Buying binoculars means considering many different options and tradeoffs.

Photo © Daniel H. Bailey / Getty Images.

I was recently in the market for a new pair of binoculars and when I first started shopping around, I was bewildered by the vast number of makes and models available these days. Since I received my first pair of binoculars as a gift more than twenty years ago, I lacked experience shopping for the gadgets myself. I knew I had a lot to learn if I was going to invest my money wisely.

I started by scouring the web for insights and product reviews. The good news is that there is a wealth of superb information out there, from tips and technical details to product reviews and side-by-side comparisons. The bad news is there is so much information available you may end up more confused after reading it all than you were to begin with.

To temper my own confusion, I decided to put together a summary of the information I gathered from various sources (you'll find a complete list of my sources at the end of this article, each is well worth checking out).

It's All About Trade-Offs

A recurring theme in binocular design is that there are trade-offs. You simply can't get everything all the time with one set of binos. For instance, if you opt for high magnification, you forfiet some of your field of vision and a bit of brightness. If you opt for low magnification, you forfiet detail but gain field of vision and brightness. We'll get to the nitty gritty of these trade-offs later, but for now, remember that when it comes to binoculars, to gain something usually means you have to give up something else.

Put Yourself First When Buying Binos

When selecting binoculars, it's easy to get bogged down with prism type, magnification, field of vision and an assortment of technical specifications. But remember to always put yourself first when buying binoculars. Think in terms of what you want out of your binoculars. Let that determine what you need in them. For instance, you should focus on:

  • Image Quality
  • Viewing Conditions
  • Comfort and Ease of Use
  • Price

Don't insist on having 10x50s if they are too heavy for you to pick up. Or don't get obsessed with roof prisms because they are the latest design.
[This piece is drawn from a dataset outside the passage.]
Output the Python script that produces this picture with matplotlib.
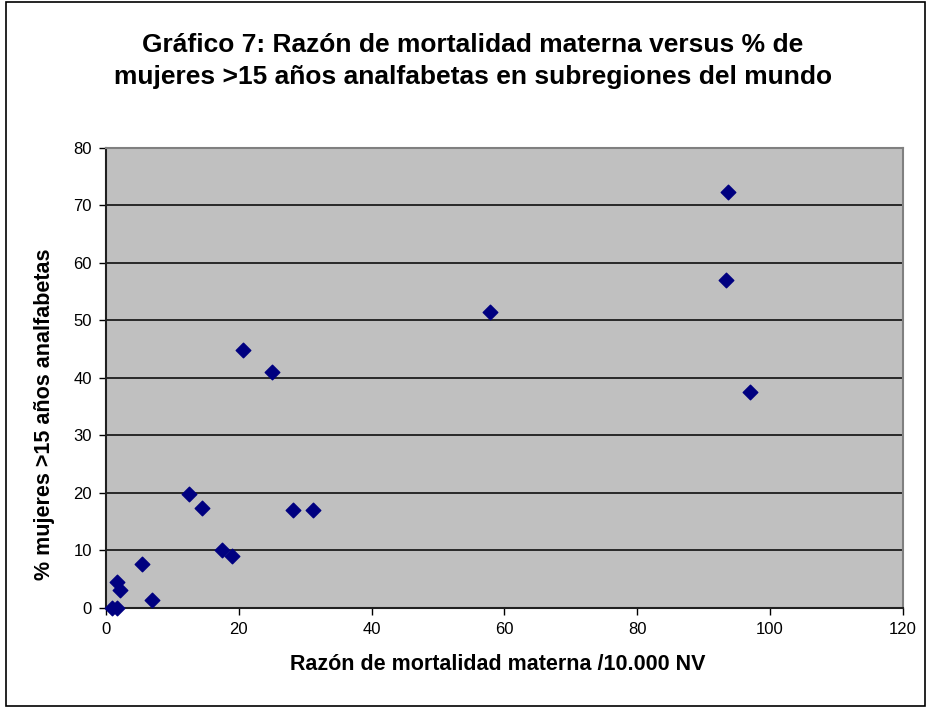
import matplotlib
matplotlib.use("Agg")
import matplotlib.pyplot as plt
from matplotlib.patches import Rectangle

plt.rcParams['font.family'] = ['Liberation Sans', 'DejaVu Sans']

mortality = [0.9, 1.7, 1.7, 2.1, 5.4, 6.9, 12.5, 14.4, 17.4, 19.0, 28.1, 31.1,
             20.7, 25.0, 57.8, 93.6, 93.3, 96.9]
illiterate = [0.0, 0.0, 4.5, 3.0, 7.6, 1.3, 19.8, 17.3, 10.0, 9.0, 17.0, 17.0,
              44.8, 41.0, 51.4, 72.3, 57.0, 37.5]

title = "Gráfico 7: Razón de mortalidad materna versus % de\nmujeres >15 años analfabetas en subregiones del mundo"
xlabel = "Razón de mortalidad materna /10.000 NV"
ylabel = "% mujeres >15 años analfabetas"
xticks = [0, 20, 40, 60, 80, 100, 120]
yticks = [0, 10, 20, 30, 40, 50, 60, 70, 80]

fig = plt.figure(figsize=(9.28, 7.08), dpi=100)
fig.patch.set_facecolor('white')
fig.add_artist(Rectangle((0.006, 0.003), 0.991, 0.994, transform=fig.transFigure,
                         fill=False, edgecolor='black', linewidth=1.2))

ax = fig.add_axes([0.1142, 0.1417, 0.8588, 0.6493])
ax.set_facecolor('#C0C0C0')
ax.set_xlim(0, 120)
ax.set_ylim(0, 80)
ax.set_xticks(xticks)
ax.set_yticks(yticks)
ax.yaxis.grid(True, color='black', linewidth=1.1)
ax.set_axisbelow(True)

ax.scatter(mortality, illiterate, marker='D', s=55, color='#000080', zorder=3, clip_on=False)

for s in ['top', 'right']:
    ax.spines[s].set_color('#808080')
    ax.spines[s].set_linewidth(1.5)
for s in ['left', 'bottom']:
    ax.spines[s].set_color('#202020')
    ax.spines[s].set_linewidth(1.5)

ax.tick_params(axis='both', direction='out', length=5, width=1, color='black',
               labelsize=12, pad=5)

fig.text(498 / 928, 1 - 665 / 708, xlabel, ha='center', va='center',
         fontsize=15.5, fontweight='bold')
fig.text(45 / 928, 1 - 414 / 708, ylabel, ha='center', va='center',
         fontsize=15.5, fontweight='bold', rotation=90)

fig.text(473 / 928, 1 - 61 / 708, title, ha='center', va='center', fontsize=19,
         fontweight='bold', linespacing=1.45)

fig.savefig('out.png', dpi=100)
Focus instead on the image quality, level of comfort, and the price you seek, then decide on which set of features meet your needs.

Binocular Basics

Having said that, you should still be familiar with the nuts and bolts of binocular technology. The basic factors to consider include:

  • Prism Type
  • Magnification
  • Field of Vision
  • Minimum Close-Focus Distance
  • Eye Relief
  • Exit Pupil

These factors differ from one model of binoculars to the next and influence what you get out of your binoculars in terms of image quality, viewing conditions, comfort, ease of use, and price.